Semitic is a controversial adjective which in common parlance refers either to specifically Jewish things or to things originating among speakers of Semitic languages or people descended from them, and in a linguistic context to the northeastern subfamily of Afro-Asiatic. Etymologically, it means "pertaining to the descendants of Shem" (Noah's son).

In Genesis Shem is described as the father of the Assyrians, Chaldeans, Aramaeanss, Sabaeans, and Hebrews, all of whose languages are closely related; the linguistic family containing them was therefore named Semitic. The Canaanites and Amorites spoke a language belonging to this family, and are therefore also termed Semitic in linguistics despite being described in Genesis as sons of Ham. Shem is also described in Genesis as the father of the Elamites and Lydians, whose languages are not Semitic. As this list makes clear, its meaning has shifted considerably.

In a linguistic context, it refers to speakers of a subgroup of the Afroasiatic languages including, among others, Arabic, Hebrew, and Amharic. Thus the area of Semitic languages is actually much larger than the area most non-linguists associate with the term "Semitic". They stretch all the way along the southern Mediterranean Sea to the Atlantic Ocean, into Mali and along the coast of the Red Sea all the way to Somalia in Africa. Semitic languages are also spoken in European Malta and on Socotra in the Indian Ocean. Additionally, millions of Muslims speak Classical (Qur’ānic;) Arabic as a second language, and many Jews all over the world speak Hebrew as a second language. It should be noted that Coptic, Berber, Somali, and many other related Afro-Asiatic languages within this area do not belong to the Semitic subgroup.

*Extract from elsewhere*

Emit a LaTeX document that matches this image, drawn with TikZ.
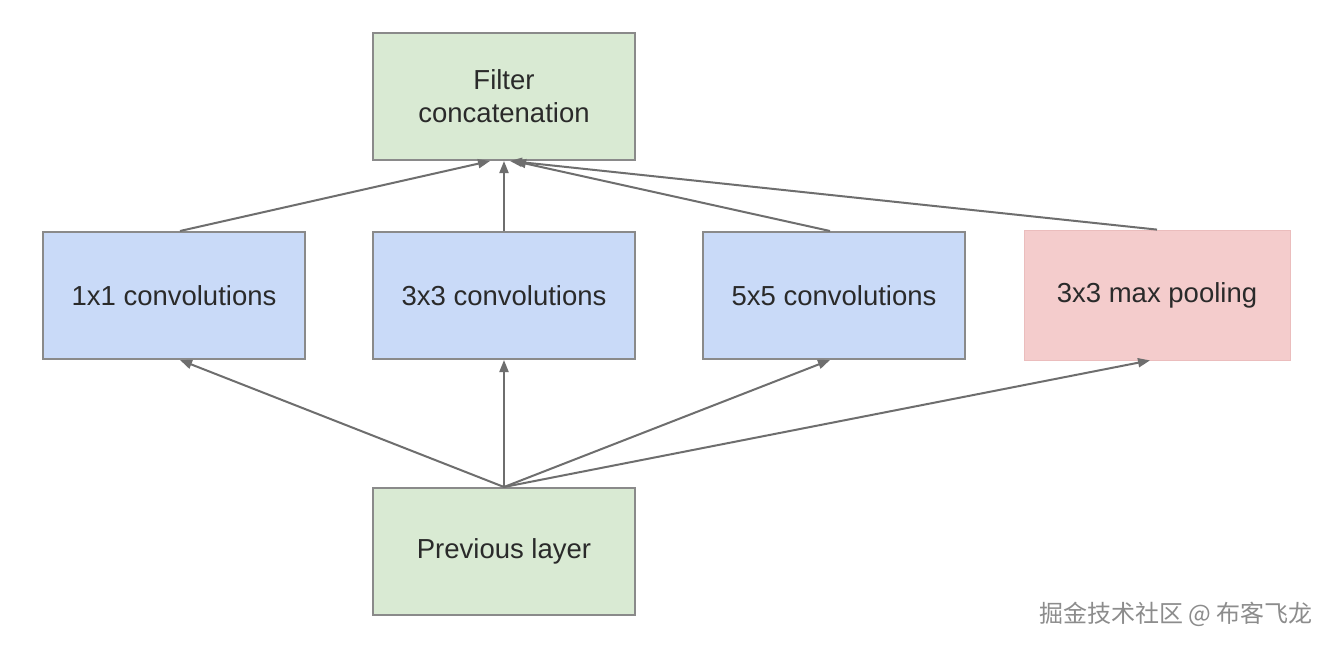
\documentclass[tikz,border=0pt]{standalone}
\usepackage{fontspec}
\setmainfont{Liberation Sans}
\newfontfamily\cjk{Noto Sans CJK SC}
\usetikzlibrary{arrows.meta}
\definecolor{boxgreen}{HTML}{D9EAD3}
\definecolor{boxblue}{HTML}{C9DAF8}
\definecolor{boxpink}{HTML}{F4CCCC}
\definecolor{boxedge}{HTML}{8A8A8A}
\definecolor{pinkedge}{HTML}{EBBDBD}
\definecolor{txt}{HTML}{2A2A2A}
\definecolor{arr}{HTML}{6E6E6E}
\definecolor{wm}{HTML}{8C8C8C}
\begin{document}
\begin{tikzpicture}[x=1pt,y=-1pt,
  blk/.style={draw=boxedge,line width=2pt,minimum width=262pt,minimum height=127pt,
    inner sep=0pt,align=center,text=txt,font=\fontsize{27.5}{33}\selectfont},
  greenbox/.style={blk,fill=boxgreen},
  bluebox/.style={blk,fill=boxblue},
  pinkbox/.style={blk,fill=boxpink,draw=pinkedge,line width=0.8pt,minimum width=266pt,minimum height=130pt},
  link/.style={draw=arr,line width=2pt,-{Triangle[length=12pt,width=9pt]}}]
\useasboundingbox (0,0) rectangle (1333,649);
\fill[white] (0,0) rectangle (1333,649);
\node[greenbox] (concat) at (504,96.5) {Filter\\concatenation};
\node[bluebox] (c1) at (174,295.5) {1x1 convolutions};
\node[bluebox] (c3) at (504,295.5) {3x3 convolutions};
\node[bluebox] (c5) at (834,295.5) {5x5 convolutions};
\node[pinkbox] (mp) at (1157,295) {3x3 max pooling};
\node[greenbox] (prev) at (504,551.5) {Previous layer};
% bottom arrows
\draw[link] (prev.north) -- ([xshift=6pt]c1.south);
\draw[link] (prev.north) -- (c3.south);
\draw[link] (prev.north) -- ([xshift=-4pt]c5.south);
\draw[link] (prev.north) -- ([xshift=-7pt]mp.south);
% top arrows
\draw[link] ([xshift=6pt]c1.north) -- ([xshift=-14pt]concat.south);
\draw[link] (c3.north) -- (concat.south);
\draw[link] ([xshift=-4pt]c5.north) -- ([xshift=10pt]concat.south);
\draw[link] (mp.north) -- ([xshift=6pt]concat.south);
\node[anchor=east,text=wm,font=\cjk\fontsize{24}{28}\selectfont,inner sep=0pt] (wmk) at (1313,614) {掘金技术社区 @ 布客飞龙};
\end{tikzpicture}
\end{document}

In a religious context, it refers to the religions associated with the speakers of these languages: thus Judaism, Christianity, and Islam are often described as "Semitic religions". This term can equally include the polytheistic religions (such as the cults of Tammuz or Baal) that flourished in the Middle East before the Abrahamic religions.

Outside linguistics, the term's primary use these days is to refer to the ethnic groups who have historically spoken Semitic languages, although with the prefix anti- it most commonly refers just to Jews (see below). The best way known to test an ethnic group's common physical descent is through genetic research. Though in genetic research no significant common mitochondrial results have been yielded, genetic Y-chromosome links between near-eastern peoples like the Palestinians, Syrians and ethnic Jews have proved fruitful (see Y-chromosomal Aaron). The indication is that these peoples do descend from a common Near-Eastern population to which (despite the differences with the Biblical genealogy) the term Semitic has been applied. [1].

Obviously over time the number of people to join Jewish communities and marry descendants of the Israelites has not been trivial. But the results indicate that the male converts from outside descendants of that Near-Eastern community has not been so large as to swamp the near-eastern Y-chromosome. Thus today's male Jews are in fact largely Semitic by descent, rather than being primarily European (Khazar) converts using a Semitic language for liturgical purposes, as sometimes alleged (cf. Arthur Koestler.) See the article on Israelites for more detail.

Anti-Semitism is a term whose most common usage is to describe anti-Jewish statements or beliefs. However, it is increasingly used by people who apply the word in reference to Semitic people also in the linguistic and genetic senses, thus including anti-Arabism or even anti-Aramaeanism, for instance.